**GIVEN PROBLEM:**
Lines containing the string "this" are to be counted. Write only how many there are.
--- Start ---
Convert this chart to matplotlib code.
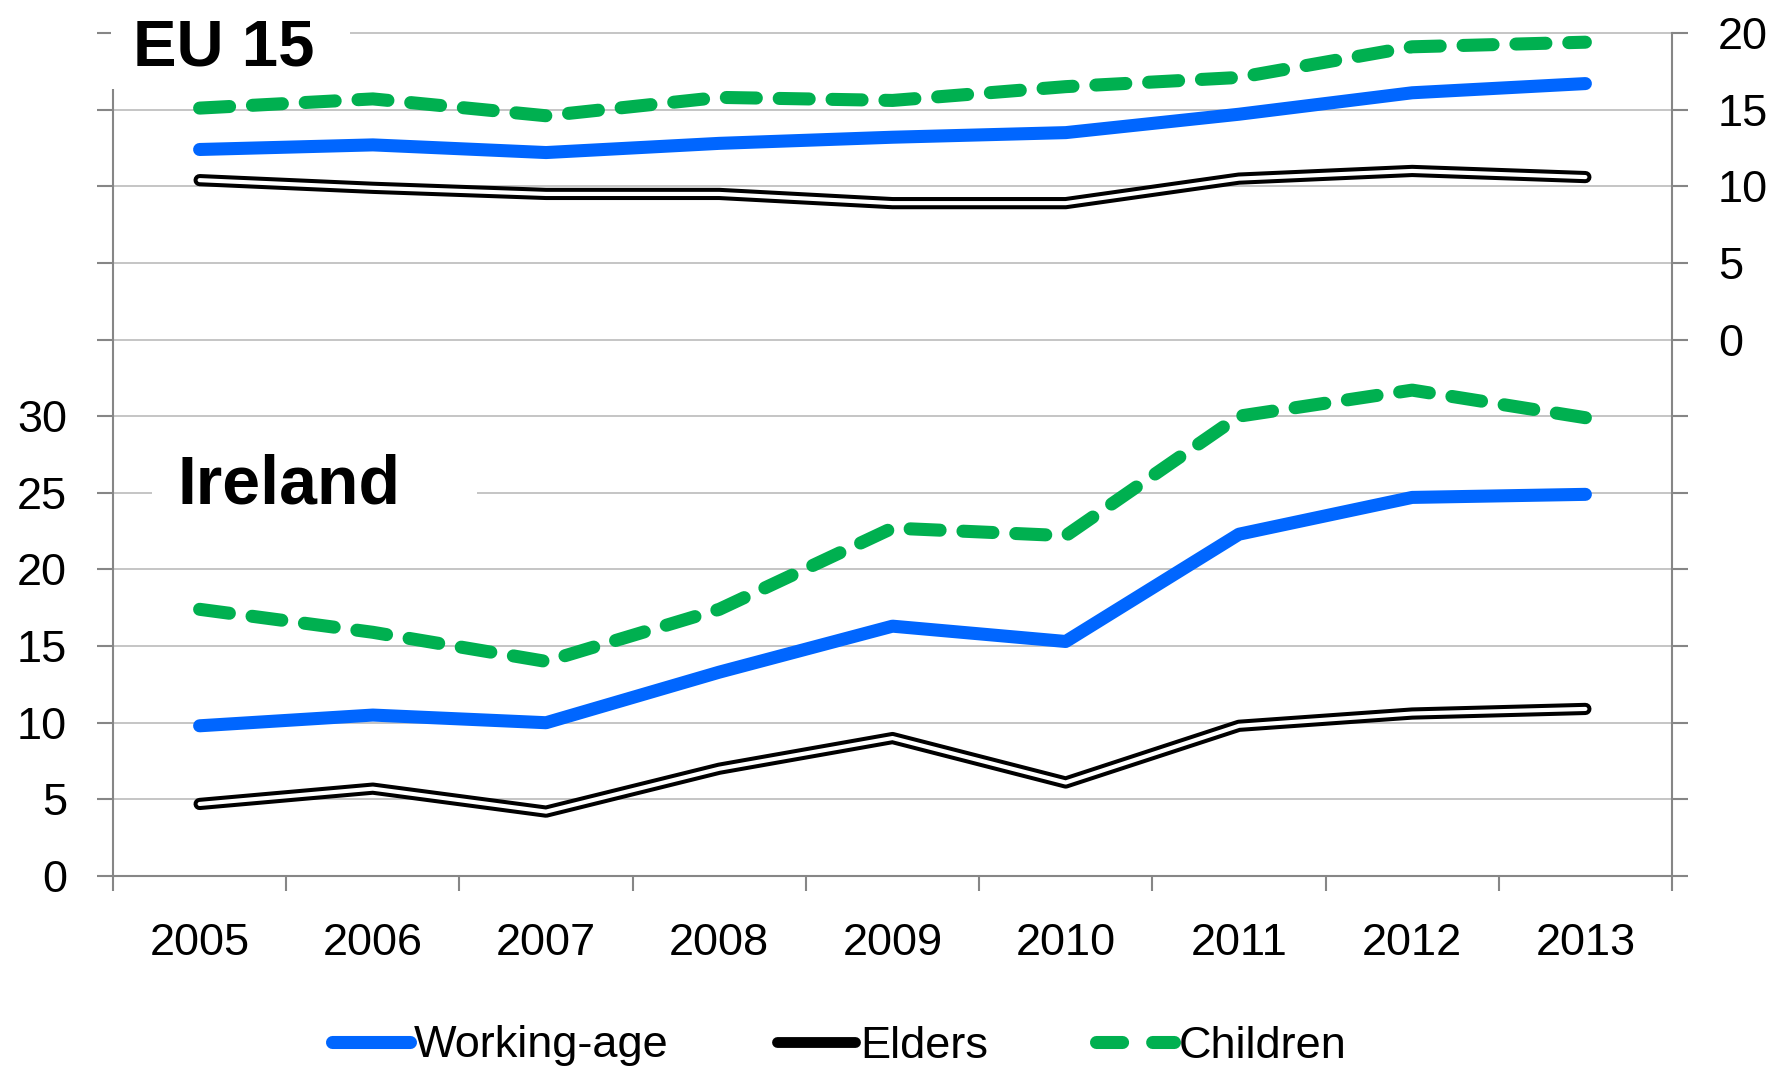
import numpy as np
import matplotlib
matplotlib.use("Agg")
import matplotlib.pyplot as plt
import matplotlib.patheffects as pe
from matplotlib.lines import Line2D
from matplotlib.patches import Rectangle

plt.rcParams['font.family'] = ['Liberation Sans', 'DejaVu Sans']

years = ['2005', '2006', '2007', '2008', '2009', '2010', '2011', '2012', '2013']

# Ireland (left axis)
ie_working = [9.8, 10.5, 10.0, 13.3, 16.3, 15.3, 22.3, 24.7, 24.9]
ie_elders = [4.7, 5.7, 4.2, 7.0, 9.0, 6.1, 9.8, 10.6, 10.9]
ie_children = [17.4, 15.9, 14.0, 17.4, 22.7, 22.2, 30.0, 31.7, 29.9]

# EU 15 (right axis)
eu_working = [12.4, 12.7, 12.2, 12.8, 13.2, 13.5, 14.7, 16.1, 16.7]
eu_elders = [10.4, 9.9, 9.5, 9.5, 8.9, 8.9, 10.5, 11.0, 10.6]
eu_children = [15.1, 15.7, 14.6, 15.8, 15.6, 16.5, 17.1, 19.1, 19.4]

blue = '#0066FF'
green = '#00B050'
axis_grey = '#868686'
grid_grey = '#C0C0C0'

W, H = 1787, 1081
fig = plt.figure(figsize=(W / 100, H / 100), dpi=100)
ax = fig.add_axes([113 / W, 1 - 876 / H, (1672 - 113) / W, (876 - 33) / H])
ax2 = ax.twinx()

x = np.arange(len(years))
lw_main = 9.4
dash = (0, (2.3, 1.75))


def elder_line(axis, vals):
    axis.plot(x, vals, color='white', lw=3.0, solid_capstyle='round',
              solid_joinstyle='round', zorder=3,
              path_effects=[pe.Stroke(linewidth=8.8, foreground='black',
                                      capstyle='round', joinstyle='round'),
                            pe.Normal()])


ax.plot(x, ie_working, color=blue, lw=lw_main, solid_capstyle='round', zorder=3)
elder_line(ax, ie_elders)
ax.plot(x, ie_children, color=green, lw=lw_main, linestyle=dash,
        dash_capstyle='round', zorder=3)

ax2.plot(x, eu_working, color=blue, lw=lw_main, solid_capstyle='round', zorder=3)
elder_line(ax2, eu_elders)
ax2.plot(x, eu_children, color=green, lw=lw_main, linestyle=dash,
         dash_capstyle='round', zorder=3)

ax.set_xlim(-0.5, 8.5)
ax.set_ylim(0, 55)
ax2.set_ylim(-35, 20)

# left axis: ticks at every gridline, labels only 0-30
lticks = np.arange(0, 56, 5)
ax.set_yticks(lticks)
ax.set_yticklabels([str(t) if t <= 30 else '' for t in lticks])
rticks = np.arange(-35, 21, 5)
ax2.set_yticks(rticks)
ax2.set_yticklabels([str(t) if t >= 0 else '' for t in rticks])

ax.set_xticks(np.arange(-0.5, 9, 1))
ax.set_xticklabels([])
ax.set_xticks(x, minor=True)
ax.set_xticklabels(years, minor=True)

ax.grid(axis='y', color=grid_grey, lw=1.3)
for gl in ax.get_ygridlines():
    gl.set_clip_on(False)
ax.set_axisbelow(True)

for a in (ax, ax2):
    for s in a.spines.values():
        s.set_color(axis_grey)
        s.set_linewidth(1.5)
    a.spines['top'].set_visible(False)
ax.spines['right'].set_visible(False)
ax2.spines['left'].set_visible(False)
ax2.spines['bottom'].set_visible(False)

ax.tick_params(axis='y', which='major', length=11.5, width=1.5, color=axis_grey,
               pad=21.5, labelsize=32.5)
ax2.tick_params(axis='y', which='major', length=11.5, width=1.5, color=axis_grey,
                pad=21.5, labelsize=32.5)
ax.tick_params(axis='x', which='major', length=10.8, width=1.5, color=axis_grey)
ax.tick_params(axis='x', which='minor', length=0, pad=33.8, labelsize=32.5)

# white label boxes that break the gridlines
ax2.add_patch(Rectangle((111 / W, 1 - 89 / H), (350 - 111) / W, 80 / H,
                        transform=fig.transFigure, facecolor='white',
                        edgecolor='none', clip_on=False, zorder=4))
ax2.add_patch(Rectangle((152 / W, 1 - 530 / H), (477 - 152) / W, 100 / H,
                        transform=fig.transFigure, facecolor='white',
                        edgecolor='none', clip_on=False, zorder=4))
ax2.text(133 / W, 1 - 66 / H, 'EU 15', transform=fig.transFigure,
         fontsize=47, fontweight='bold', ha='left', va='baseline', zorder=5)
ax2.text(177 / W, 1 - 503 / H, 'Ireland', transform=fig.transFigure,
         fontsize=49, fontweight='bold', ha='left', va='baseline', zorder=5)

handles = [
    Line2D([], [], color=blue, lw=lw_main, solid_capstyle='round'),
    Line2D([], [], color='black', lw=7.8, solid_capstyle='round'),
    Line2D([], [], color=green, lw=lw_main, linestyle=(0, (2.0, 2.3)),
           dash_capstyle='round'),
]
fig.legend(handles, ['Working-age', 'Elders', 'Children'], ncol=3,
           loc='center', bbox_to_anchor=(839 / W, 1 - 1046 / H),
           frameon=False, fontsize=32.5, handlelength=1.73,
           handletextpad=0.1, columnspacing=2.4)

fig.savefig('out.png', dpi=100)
--- End ---
--- Start ---
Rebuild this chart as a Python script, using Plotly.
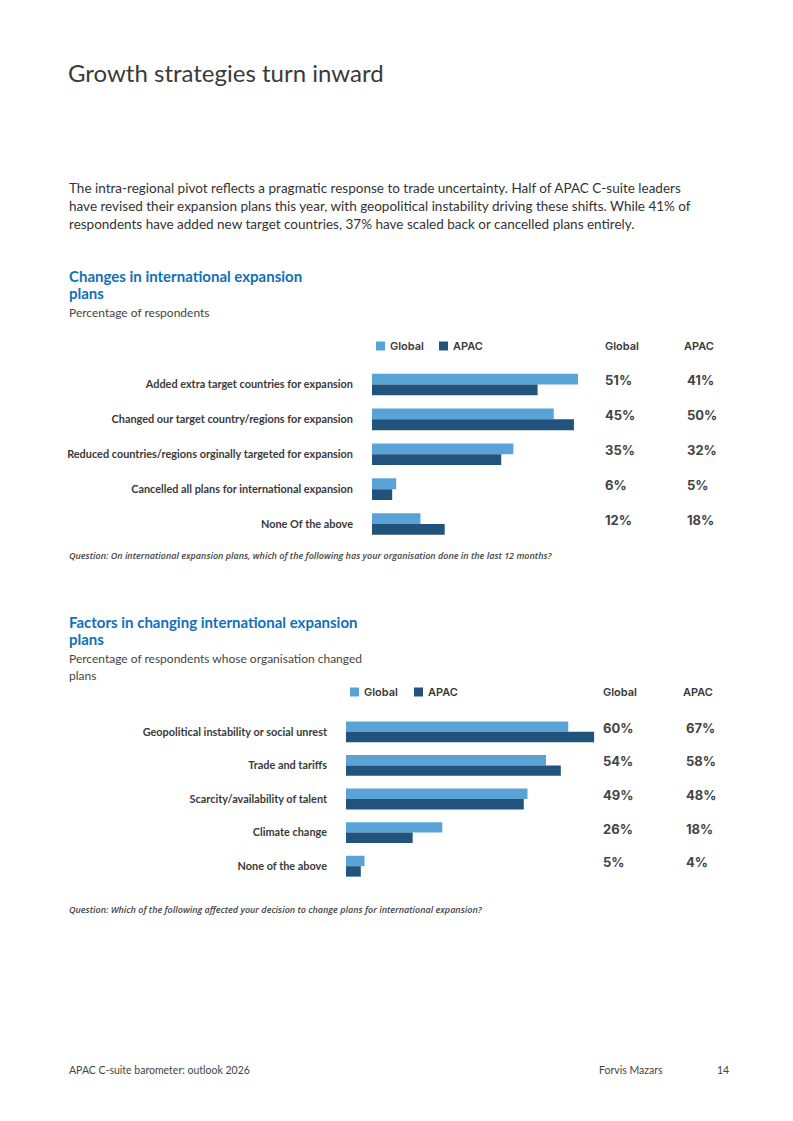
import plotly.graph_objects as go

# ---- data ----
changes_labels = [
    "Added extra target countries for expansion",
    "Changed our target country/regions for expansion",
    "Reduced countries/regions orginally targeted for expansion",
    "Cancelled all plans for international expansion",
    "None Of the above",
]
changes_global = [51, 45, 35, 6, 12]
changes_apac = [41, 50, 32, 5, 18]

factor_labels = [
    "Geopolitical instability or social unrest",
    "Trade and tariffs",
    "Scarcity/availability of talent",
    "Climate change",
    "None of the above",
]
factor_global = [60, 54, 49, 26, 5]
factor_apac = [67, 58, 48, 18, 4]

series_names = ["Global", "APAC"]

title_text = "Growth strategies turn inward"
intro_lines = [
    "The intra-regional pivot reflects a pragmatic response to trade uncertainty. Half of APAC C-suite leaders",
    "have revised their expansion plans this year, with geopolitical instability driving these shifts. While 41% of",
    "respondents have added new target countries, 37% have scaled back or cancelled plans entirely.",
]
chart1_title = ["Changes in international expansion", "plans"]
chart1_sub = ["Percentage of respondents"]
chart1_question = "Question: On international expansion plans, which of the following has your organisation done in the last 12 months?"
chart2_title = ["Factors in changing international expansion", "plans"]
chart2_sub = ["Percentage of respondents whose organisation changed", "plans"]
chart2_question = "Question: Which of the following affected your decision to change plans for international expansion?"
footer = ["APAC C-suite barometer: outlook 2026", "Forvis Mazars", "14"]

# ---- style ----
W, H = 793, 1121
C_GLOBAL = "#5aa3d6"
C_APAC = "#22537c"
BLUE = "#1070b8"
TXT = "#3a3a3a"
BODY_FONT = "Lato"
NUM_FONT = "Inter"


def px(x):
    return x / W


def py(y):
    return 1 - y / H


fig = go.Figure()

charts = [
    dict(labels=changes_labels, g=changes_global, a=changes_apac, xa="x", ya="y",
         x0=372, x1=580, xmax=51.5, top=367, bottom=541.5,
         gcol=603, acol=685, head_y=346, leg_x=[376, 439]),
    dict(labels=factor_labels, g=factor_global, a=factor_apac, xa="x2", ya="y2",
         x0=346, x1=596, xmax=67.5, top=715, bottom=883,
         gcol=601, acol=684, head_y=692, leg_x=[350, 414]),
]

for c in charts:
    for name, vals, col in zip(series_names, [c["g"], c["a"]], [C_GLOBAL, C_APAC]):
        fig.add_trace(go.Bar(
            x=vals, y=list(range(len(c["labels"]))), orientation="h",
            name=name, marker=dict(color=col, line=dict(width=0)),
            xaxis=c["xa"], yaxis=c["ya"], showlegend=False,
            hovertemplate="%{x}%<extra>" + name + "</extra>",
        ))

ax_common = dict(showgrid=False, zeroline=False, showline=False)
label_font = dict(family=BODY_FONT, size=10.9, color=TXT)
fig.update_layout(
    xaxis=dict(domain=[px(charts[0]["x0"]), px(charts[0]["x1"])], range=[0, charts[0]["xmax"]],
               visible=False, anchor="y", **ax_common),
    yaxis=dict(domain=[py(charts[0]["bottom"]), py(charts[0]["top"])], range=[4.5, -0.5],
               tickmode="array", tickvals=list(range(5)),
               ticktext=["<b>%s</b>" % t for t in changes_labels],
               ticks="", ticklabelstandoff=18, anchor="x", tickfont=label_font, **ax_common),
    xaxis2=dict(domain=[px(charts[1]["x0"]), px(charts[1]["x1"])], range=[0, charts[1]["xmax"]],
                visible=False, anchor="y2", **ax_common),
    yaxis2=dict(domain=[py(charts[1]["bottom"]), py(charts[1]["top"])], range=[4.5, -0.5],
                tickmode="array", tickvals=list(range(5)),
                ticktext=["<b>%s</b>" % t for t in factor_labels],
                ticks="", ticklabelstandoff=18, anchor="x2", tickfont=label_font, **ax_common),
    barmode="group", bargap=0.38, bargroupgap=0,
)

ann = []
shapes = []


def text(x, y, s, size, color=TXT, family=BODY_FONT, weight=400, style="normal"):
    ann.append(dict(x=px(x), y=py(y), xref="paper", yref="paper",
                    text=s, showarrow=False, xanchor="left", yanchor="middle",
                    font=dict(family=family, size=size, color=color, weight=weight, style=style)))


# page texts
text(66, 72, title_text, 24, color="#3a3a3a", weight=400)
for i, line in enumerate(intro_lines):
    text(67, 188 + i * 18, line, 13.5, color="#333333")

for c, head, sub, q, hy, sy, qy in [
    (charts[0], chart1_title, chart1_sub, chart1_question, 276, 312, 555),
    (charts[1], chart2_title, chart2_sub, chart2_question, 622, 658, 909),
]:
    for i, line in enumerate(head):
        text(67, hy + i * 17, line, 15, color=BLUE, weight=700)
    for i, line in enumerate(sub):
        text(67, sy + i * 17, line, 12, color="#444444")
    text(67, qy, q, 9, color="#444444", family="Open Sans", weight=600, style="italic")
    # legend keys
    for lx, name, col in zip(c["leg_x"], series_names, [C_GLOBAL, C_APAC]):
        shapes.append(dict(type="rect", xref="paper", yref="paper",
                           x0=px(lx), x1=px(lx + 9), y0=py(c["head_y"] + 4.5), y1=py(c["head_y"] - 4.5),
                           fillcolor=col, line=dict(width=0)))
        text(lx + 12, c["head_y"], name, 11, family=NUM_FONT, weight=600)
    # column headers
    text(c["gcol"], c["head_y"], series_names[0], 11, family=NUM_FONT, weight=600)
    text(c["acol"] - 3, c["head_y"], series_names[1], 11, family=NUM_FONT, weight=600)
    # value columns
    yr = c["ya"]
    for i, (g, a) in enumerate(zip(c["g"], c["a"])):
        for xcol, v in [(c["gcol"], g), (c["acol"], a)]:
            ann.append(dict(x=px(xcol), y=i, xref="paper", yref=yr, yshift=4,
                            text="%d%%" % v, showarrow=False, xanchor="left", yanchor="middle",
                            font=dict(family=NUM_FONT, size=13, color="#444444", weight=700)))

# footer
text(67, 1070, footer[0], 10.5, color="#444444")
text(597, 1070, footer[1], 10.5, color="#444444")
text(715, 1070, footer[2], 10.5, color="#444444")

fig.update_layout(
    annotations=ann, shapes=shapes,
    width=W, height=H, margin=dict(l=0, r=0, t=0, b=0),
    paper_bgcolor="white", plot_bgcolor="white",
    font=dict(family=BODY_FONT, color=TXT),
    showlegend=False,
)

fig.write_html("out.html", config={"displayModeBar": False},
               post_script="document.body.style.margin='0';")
--- End ---
--- Start ---
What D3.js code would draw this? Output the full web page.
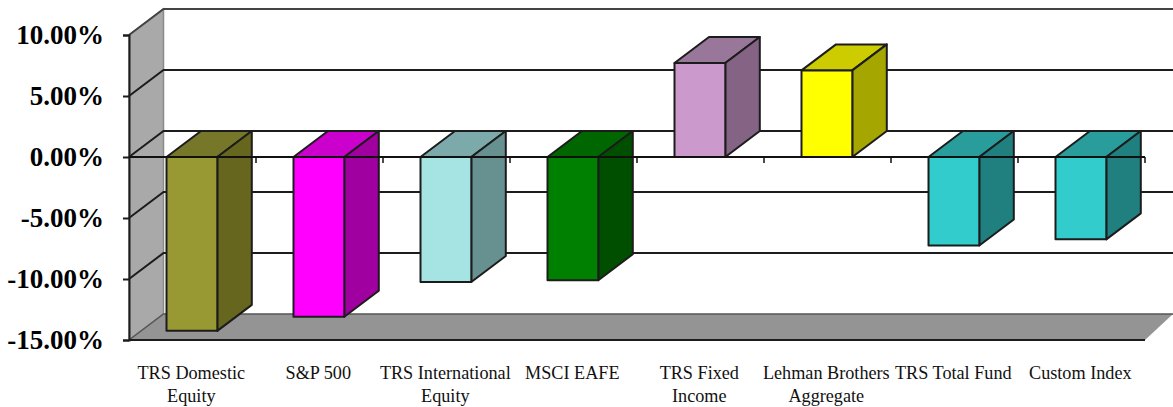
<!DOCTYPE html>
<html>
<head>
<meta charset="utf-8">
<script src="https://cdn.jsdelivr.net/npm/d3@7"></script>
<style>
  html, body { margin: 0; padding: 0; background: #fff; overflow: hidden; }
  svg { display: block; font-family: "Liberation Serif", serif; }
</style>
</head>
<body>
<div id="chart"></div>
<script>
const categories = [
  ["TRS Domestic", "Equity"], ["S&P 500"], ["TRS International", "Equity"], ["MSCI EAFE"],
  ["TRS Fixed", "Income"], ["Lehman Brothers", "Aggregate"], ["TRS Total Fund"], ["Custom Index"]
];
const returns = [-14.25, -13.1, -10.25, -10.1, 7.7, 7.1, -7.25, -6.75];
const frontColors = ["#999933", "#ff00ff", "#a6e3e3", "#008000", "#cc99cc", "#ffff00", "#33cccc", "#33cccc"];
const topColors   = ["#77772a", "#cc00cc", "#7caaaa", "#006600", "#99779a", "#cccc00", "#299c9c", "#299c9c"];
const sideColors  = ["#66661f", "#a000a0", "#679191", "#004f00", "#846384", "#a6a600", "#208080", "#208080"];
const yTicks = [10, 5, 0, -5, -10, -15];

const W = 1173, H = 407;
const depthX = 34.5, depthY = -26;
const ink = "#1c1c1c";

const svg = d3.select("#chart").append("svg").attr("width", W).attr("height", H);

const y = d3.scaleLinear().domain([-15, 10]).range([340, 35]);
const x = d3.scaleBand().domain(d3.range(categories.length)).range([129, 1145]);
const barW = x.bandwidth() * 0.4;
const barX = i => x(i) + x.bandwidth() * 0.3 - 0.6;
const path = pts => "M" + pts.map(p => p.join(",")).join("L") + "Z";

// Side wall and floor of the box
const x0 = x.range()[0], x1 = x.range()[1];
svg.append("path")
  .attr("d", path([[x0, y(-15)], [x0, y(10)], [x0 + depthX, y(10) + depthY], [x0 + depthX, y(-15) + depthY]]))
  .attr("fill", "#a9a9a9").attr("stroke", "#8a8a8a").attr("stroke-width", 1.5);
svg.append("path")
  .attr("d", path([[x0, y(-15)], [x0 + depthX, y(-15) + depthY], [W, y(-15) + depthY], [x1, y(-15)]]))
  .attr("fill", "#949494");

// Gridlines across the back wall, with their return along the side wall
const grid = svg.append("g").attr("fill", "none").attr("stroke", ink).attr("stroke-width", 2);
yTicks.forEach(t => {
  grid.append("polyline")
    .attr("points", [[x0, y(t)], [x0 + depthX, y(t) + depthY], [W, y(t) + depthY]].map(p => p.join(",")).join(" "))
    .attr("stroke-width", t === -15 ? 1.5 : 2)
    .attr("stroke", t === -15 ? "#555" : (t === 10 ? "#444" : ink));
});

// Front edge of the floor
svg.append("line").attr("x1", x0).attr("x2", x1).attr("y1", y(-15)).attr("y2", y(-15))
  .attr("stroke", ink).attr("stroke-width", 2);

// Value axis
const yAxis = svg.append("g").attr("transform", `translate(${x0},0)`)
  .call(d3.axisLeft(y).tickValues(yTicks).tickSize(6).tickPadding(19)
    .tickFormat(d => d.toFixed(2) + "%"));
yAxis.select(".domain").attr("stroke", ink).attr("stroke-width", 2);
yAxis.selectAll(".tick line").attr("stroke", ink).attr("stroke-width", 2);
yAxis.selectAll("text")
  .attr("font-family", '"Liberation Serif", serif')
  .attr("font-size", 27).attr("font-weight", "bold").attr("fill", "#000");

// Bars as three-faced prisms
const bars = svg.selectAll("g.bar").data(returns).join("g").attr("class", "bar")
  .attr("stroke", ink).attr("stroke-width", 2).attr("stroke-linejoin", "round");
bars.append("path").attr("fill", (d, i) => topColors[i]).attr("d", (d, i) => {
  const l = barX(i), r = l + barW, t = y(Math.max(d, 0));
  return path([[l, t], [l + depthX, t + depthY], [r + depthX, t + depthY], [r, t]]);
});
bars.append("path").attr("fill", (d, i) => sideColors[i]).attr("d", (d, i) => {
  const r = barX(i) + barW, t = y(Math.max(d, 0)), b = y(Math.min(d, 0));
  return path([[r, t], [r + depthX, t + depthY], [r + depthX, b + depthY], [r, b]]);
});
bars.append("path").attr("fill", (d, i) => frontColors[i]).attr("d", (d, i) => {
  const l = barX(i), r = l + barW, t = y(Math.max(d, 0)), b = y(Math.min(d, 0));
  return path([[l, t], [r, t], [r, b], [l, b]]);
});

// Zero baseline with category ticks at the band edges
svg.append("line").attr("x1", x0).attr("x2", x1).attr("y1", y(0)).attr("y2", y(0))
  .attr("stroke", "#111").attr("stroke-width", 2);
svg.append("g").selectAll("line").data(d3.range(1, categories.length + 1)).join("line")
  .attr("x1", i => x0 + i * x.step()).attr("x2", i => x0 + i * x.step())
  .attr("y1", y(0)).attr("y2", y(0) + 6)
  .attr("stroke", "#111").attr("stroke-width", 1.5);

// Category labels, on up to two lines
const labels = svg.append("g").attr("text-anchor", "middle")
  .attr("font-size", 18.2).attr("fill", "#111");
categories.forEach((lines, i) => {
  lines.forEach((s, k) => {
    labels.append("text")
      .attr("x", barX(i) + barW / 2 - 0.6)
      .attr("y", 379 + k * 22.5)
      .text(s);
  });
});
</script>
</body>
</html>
--- End ---
**FULL RESPONSE:**
4